Title: The Dynamics and Fate of Contaminants in the Arctic Snowpack

Richard L. Benner, Carl S. Benson, Nicole South, Dennis K. Nicks Jr.: Geophysical Institute and Department of Chemistry, University of Alaska Fairbanks, Fairbanks 99775.
Presented at: The 1997 Fall Meeting of the American Geophysical Union, December 8-12, 1997.

Abstract: Atmospheric contaminants that are deposited in the Arctic to the terrestrial and marine environments could have a profound effect on the ecosystem. It is therefore important to understand how chemical species are deposited to the surface and what processes influence them once deposited.
The physical morphology and stratigraphy of Arctic snow have been studied for several decades. These studies have revealed a dynamic system that undergoes dramatic changes over the winter season. These changes are driven by a very strong temperature gradient between the ground, which is slightly below freezing and the air above that is well below freezing. The temperature gradient produces a vapor pressure gradient, movement of water vapor and recrystallization within the snow pack. A few measurements of the electrical conductivity have hinted that the chemical composition of the snowpack also changes during the winter. It is not surprising that the physical changes in the snow are accompanied by chemical changes, but the direction and magnitude of the changes are rather unexpected.
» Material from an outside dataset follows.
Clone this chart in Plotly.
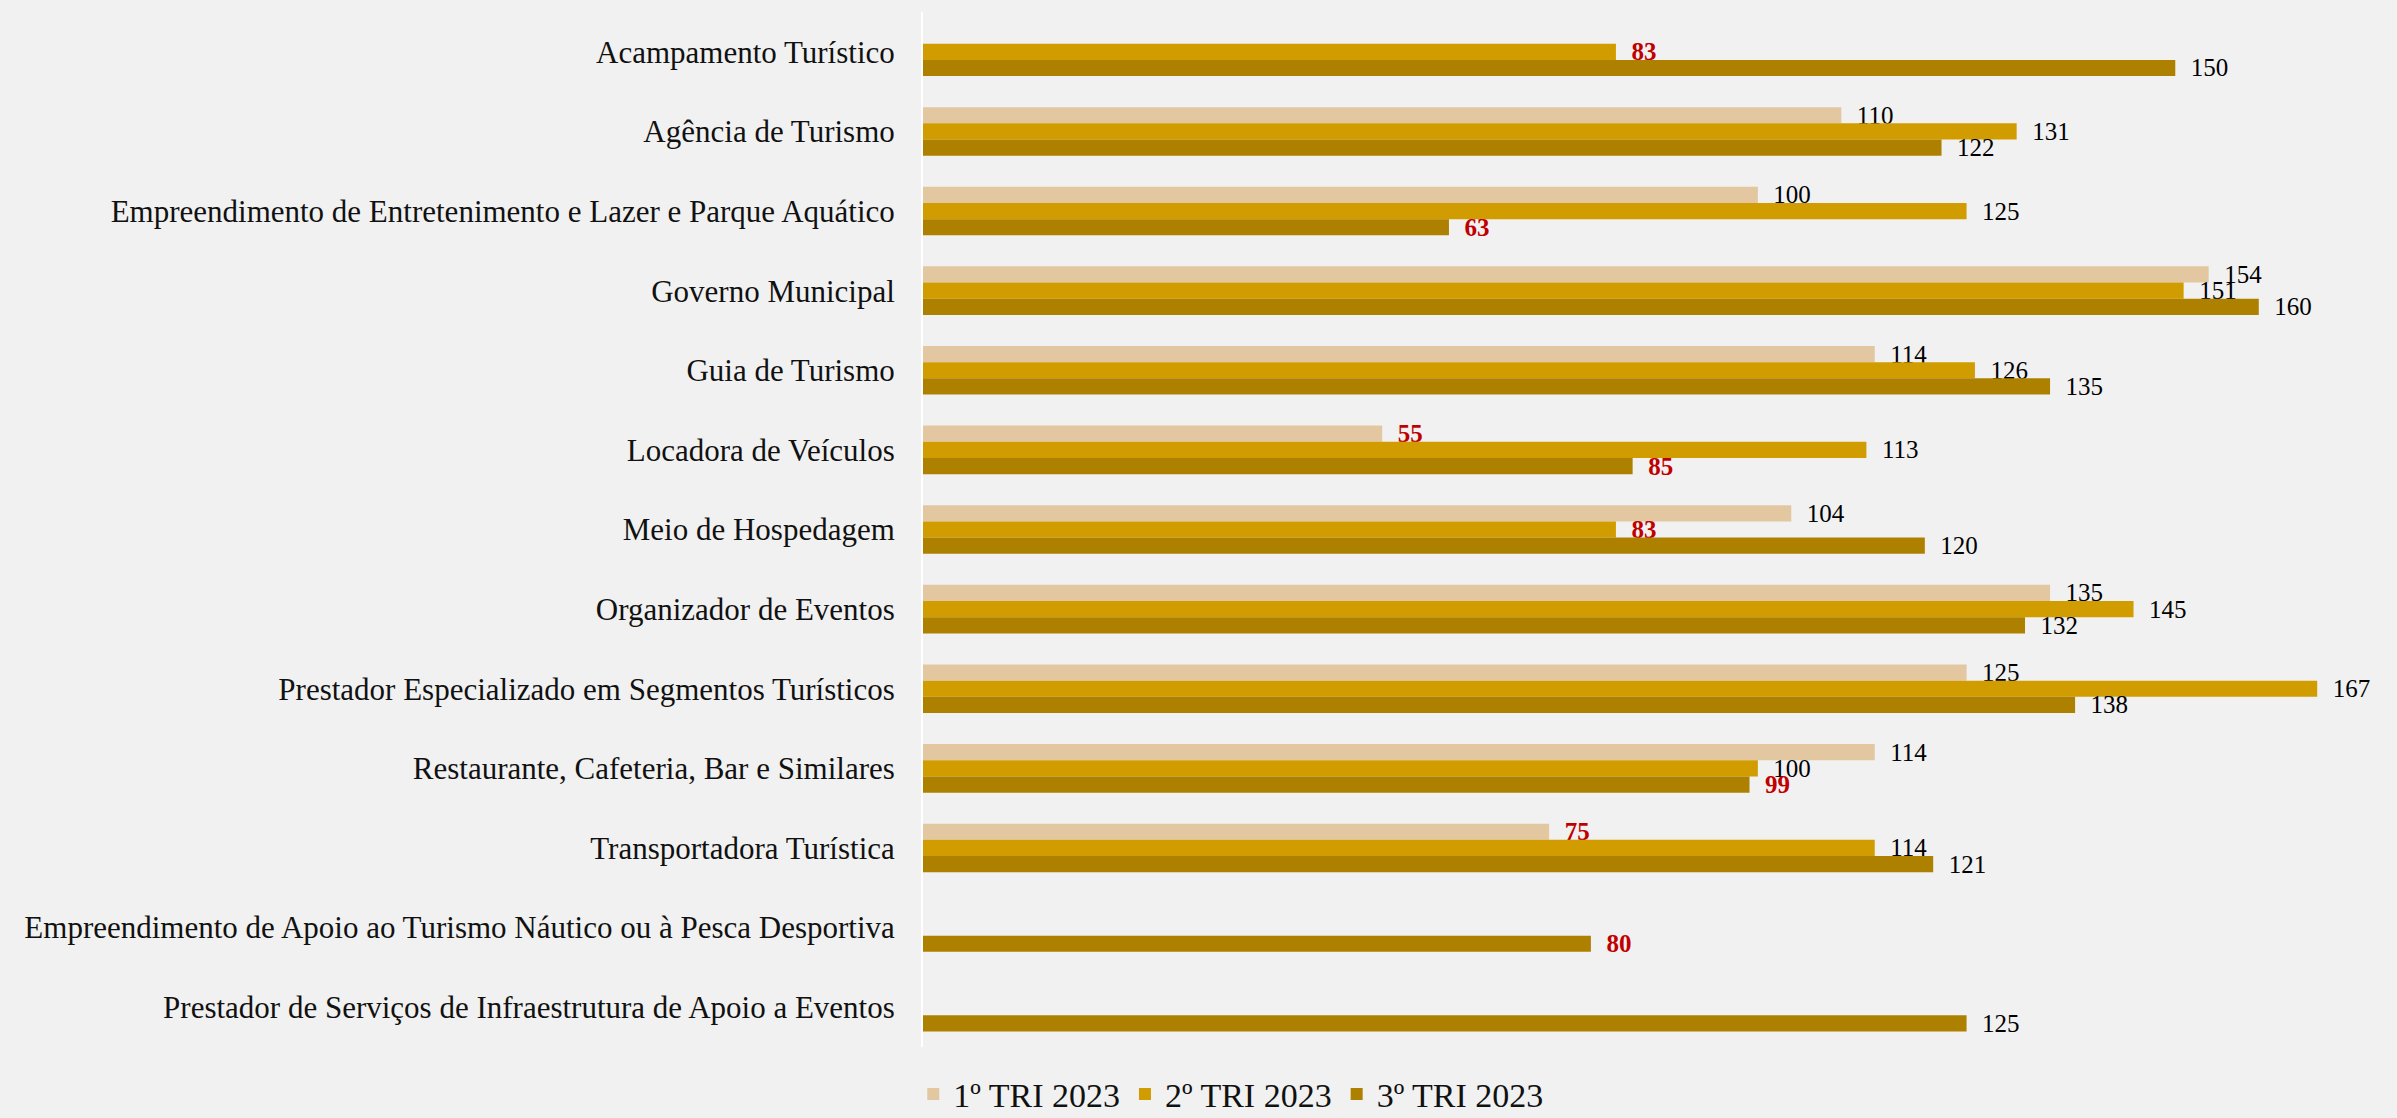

We have spent the last three winter seasons investigating the stratigraphy of ion content in snow around Fairbanks. In these studies we are attempting to determine what ions are changing, quantify the changes and determine the mechanism causing the changes. These studies have concentrated on two sampling sites equipped with a simple set-up. Prior to the first snowfall we prepared a fenced-in area containing three snow packs: 1) snow on bare ground where free exchange of heat flux, ions and water vapor could occur, 2) snow on a clean plastic sheet which maintained the thermal contact but isolated the snow from exchange of ions and water vapor, and 3) snow on a clean table which isolated the snow from exchange of ions and water vapor as does the plastic sheet, but this case also eliminates thermal contact with the underlying ground so strong temperature gradients did not occur in the snow. Results from these studies and how they have allowed us to eliminate server plausible hypotheses about dynamics of contamination in the snow will be discussed.